Categories: Pensions| Pensions - Retail
Topics: Annuities
Higher annuity rates and volatile market conditions have dented retirement prospects for UK workers over the last few months, suggests research from Aon Hewitt.
The outsourcing arm of Aon said younger people have been hit particularly hard from the toxic combination of higher annuity rates and tough economic conditions.
According to its index tracker - which shows projected retirement income for individuals with defined contribution (DC) pension schemes - a 30-year-old has seen his or her expected retirement income slashed by over £800, or 4%, over the past three months from £19,238 to £18,399 per annum.
A 60-year-old has seen his or her expected retirement income fall 2% from £12,194 to £11,976, whilst a 65-year-old has also suffered a 2% decrease from 7,942 to £7,809.
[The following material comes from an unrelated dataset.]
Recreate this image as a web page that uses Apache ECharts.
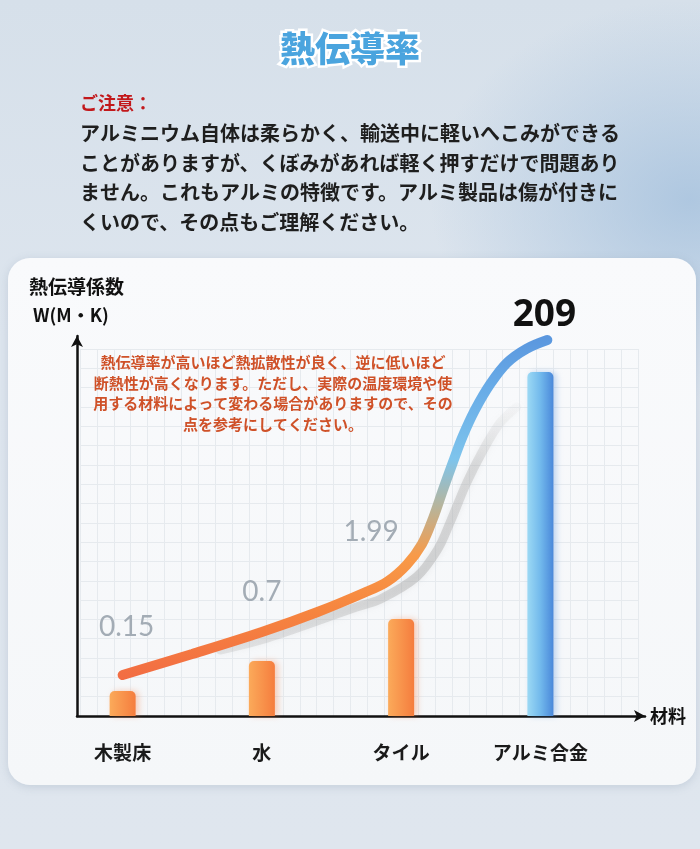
<!DOCTYPE html>
<html>
<head>
<meta charset="utf-8">
<script src="https://cdn.jsdelivr.net/npm/echarts@6/dist/echarts.min.js"></script>
<style>
  html, body { margin: 0; padding: 0; }
  body {
    width: 700px; height: 849px; position: relative; overflow: hidden;
    background:
      radial-gradient(ellipse 260px 200px at 690px 200px, rgba(160,190,220,0.75), rgba(160,190,220,0) 100%),
      linear-gradient(180deg, #d6e0ea 0%, #dde5ee 40%, #dfe6ee 100%);
  }
  #card {
    position: absolute; left: 8px; top: 258px; width: 688px; height: 527px;
    border-radius: 22px;
    background: linear-gradient(180deg, #f9fafc 0%, #f5f7f9 100%);
    box-shadow: 0 2px 8px rgba(120,140,165,0.25);
  }
  #chart { position: absolute; left: 0; top: 0; width: 700px; height: 849px; }
</style>
</head>
<body>
<div id="card"></div>
<div id="chart"></div>
<script>
// 材料と熱伝導率
var categories = ['木製床', '水', 'タイル', 'アルミ合金'];
var conductivity = [0.15, 0.7, 1.99, 209];
// 棒の長さ（図は実寸ではないので画像から読んだ表示上の長さ）
var barHeights = [6.25, 13.75, 24.25, 86];

// 曲線（x: 材料の位置, y: 棒と同じ表示単位）
var curvePoints = [
    [0.0, 10.25], [0.5, 15.5], [1.0, 21.0], [1.4, 26.0], [1.73, 30.75], [1.9, 33.6],
    [2.04, 37.8], [2.15, 43.0], [2.23, 49.5], [2.3, 56.5], [2.37, 63.25],
    [2.44, 69.75], [2.53, 76.5], [2.64, 83.0], [2.76, 88.3], [2.9, 91.8], [3.05, 94]
];
var shadowPoints = [
    [0.7, 16.5], [1.04, 19.5], [1.68, 27.25], [1.85, 29.2], [2.11, 34.75], [2.26, 41.5],
    [2.35, 48.25], [2.47, 58.25], [2.59, 66.5], [2.71, 73.25], [2.83, 77.25]
];

var noteLines = [
    'アルミニウム自体は柔らかく、輸送中に軽いへこみができる',
    'ことがありますが、くぼみがあれば軽く押すだけで問題あり',
    'ません。これもアルミの特徴です。アルミ製品は傷が付きに',
    'くいので、その点もご理解ください。'
];
var hintLines = [
    '熱伝導率が高いほど熱拡散性が良く、逆に低いほど',
    '断熱性が高くなります。ただし、実際の温度環境や使',
    '用する材料によって変わる場合がありますので、その',
    '点を参考にしてください。'
];

var jp = '"Noto Sans CJK JP", "Noto Sans", sans-serif';

var orangeBar = new echarts.graphic.LinearGradient(0, 0, 1, 0, [
    {offset: 0, color: '#fbaa5a'}, {offset: 1, color: '#f57d3e'}
]);
var blueBar = new echarts.graphic.LinearGradient(0, 0, 1, 0, [
    {offset: 0, color: '#9cd9f4'}, {offset: 0.5, color: '#72b9ec'}, {offset: 1, color: '#4a88da'}
]);

// ラベル位置（棒の上端からのずらし）
var labelShift = [[4, -50], [0, -55], [-30, -73], [4, -38]];

var barData = barHeights.map(function (h, i) {
    var last = i === barHeights.length - 1;
    return {
        value: h,
        itemStyle: last ? {color: blueBar, shadowColor: 'rgba(80,140,220,0.35)'} : {},
        label: {
            offset: labelShift[i],
            fontSize: last ? 37 : 28,
            lineHeight: last ? 37 : 28,
            fontWeight: last ? 'bold' : 'normal',
            color: last ? '#111' : '#a3acb5',
            fontFamily: last ? '"Noto Sans", sans-serif' : 'Lato, "Noto Sans", sans-serif'
        }
    };
});

var option = {
    animation: false,
    grid: [
        {left: 77, right: 55, top: 336, bottom: 133},
        {left: 53, right: 90, top: 316, bottom: 133},
        {left: 80, right: 62, top: 349, bottom: 133}
    ],
    xAxis: [
        {
            gridIndex: 0, type: 'value', min: 0, max: 1,
            axisLine: {show: true, symbol: ['none', 'arrow'], symbolSize: [9, 11], lineStyle: {color: '#111', width: 2.5}},
            axisTick: {show: false}, axisLabel: {show: false}, splitLine: {show: false}
        },
        {
            gridIndex: 1, type: 'category', data: categories,
            axisLine: {show: false}, axisTick: {show: false},
            axisLabel: {margin: 27, fontSize: 19, fontWeight: 'bold', color: '#1a1a1a', fontFamily: jp}
        },
        {gridIndex: 1, type: 'value', position: 'top', min: -0.5, max: 3.5, show: false},
        {
            gridIndex: 2, type: 'value', min: 0, max: 33, interval: 1,
            axisLine: {show: false}, axisTick: {show: false}, axisLabel: {show: false},
            splitLine: {show: true, lineStyle: {color: '#e6eaee', width: 1}}
        }
    ],
    yAxis: [
        {
            gridIndex: 0, type: 'value', min: 0, max: 1,
            axisLine: {show: true, symbol: ['none', 'arrow'], symbolSize: [9, 11], lineStyle: {color: '#111', width: 2.5}},
            axisTick: {show: false}, axisLabel: {show: false}, splitLine: {show: false}
        },
        {gridIndex: 1, type: 'value', min: 0, max: 100, show: false},
        {
            gridIndex: 2, type: 'value', min: 0, max: 19, interval: 1,
            axisLine: {show: false}, axisTick: {show: false}, axisLabel: {show: false},
            splitLine: {show: true, lineStyle: {color: '#e6eaee', width: 1}}
        }
    ],
    graphic: [
        {
            type: 'text', left: 'center', top: 29, z: 10,
            style: {
                text: '熱伝導率', font: '900 35px ' + jp,
                fill: '#4aa4de',
                stroke: '#fff', lineWidth: 5,
                shadowColor: 'rgba(40,70,110,0.35)', shadowBlur: 5, shadowOffsetY: 2
            }
        },
        {
            type: 'text', x: 80, y: 94, z: 10,
            style: {text: 'ご注意：', font: 'bold 18px ' + jp, fill: '#c2181b'}
        },
        {
            type: 'text', x: 80, y: 119, z: 10,
            style: {
                text: noteLines.join('\n'), font: 'bold 20px ' + jp, fill: '#1e1e1e',
                lineHeight: 29.5
            }
        },
        {
            type: 'text', x: 29, y: 277, z: 10,
            style: {text: '熱伝導係数', font: 'bold 19px ' + jp, fill: '#111'}
        },
        {
            type: 'text', x: 33, y: 306, z: 10,
            style: {text: 'W(M・K)', font: 'bold 18px ' + jp, fill: '#111'}
        },
        {
            type: 'text', x: 273, y: 352, z: 10,
            style: {
                text: hintLines.join('\n'), font: 'bold 15px ' + jp, fill: '#cf5128',
                lineHeight: 20.7, align: 'center'
            }
        },
        {
            type: 'text', x: 650, y: 707, z: 10,
            style: {text: '材料', font: 'bold 18px ' + jp, fill: '#111'}
        }
    ],
    series: [
        {
            type: 'line', xAxisIndex: 2, yAxisIndex: 1, z: 2,
            smooth: 0.35, symbol: 'none', data: shadowPoints,
            lineStyle: {
                width: 9, cap: 'round',
                color: new echarts.graphic.LinearGradient(0, 1, 0, 0, [
                    {offset: 0, color: 'rgba(175,175,175,0.25)'},
                    {offset: 0.3, color: 'rgba(170,170,170,0.45)'},
                    {offset: 0.75, color: 'rgba(180,180,180,0.4)'},
                    {offset: 1, color: 'rgba(200,200,200,0.05)'}
                ]),
                shadowColor: 'rgba(160,160,160,0.35)', shadowBlur: 6
            }
        },
        {
            type: 'line', xAxisIndex: 2, yAxisIndex: 1, z: 3,
            smooth: 0.35, symbol: 'none', data: curvePoints,
            lineStyle: {
                width: 10, cap: 'round',
                color: new echarts.graphic.LinearGradient(0, 1, 0, 0, [
                    {offset: 0, color: '#f26c43'},
                    {offset: 0.2, color: '#f6853f'},
                    {offset: 0.36, color: '#f89a48'},
                    {offset: 0.5, color: '#b8b49a'},
                    {offset: 0.64, color: '#7ec4ec'},
                    {offset: 0.85, color: '#68abe7'},
                    {offset: 1, color: '#5a96de'}
                ])
            }
        },
        {
            type: 'bar', xAxisIndex: 1, yAxisIndex: 1, z: 4,
            barWidth: 26, data: barData,
            itemStyle: {
                color: orangeBar, borderRadius: [5, 5, 0, 0],
                shadowColor: 'rgba(245,120,60,0.35)', shadowBlur: 6, shadowOffsetX: 3
            },
            label: {
                show: true, position: 'top', distance: 0,
                formatter: function (p) { return String(conductivity[p.dataIndex]); }
            }
        }
    ]
};

var myChart = echarts.init(document.getElementById('chart'));
myChart.setOption(option);
</script>
</body>
</html>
Aon Hewitt benefits consultant John Foster said this quarter's index recorded the highest annuity price since its inception in September 2007.
"Combining this with high market volatility and an uncertain economic climate has had an impact on the value of pension pots for DC scheme members in the UK - they have significantly dropped in equity value," he said.
But he added amid this gloomy backdrop, positive returns on bond and gilts have increased confidence in the long-term outcome for pension pots.
"While market fluctuations can affect the expected retirement income, they should not be considered as a major distraction, as pensions are a long-term investment vehicle," he said. "
"There is always a degree of risk involved in seeking higher returns, and it is important not to over-react to these short-term fluctuations. This is particularly relevant for members who are 20, 30 or 40 years away from retirement."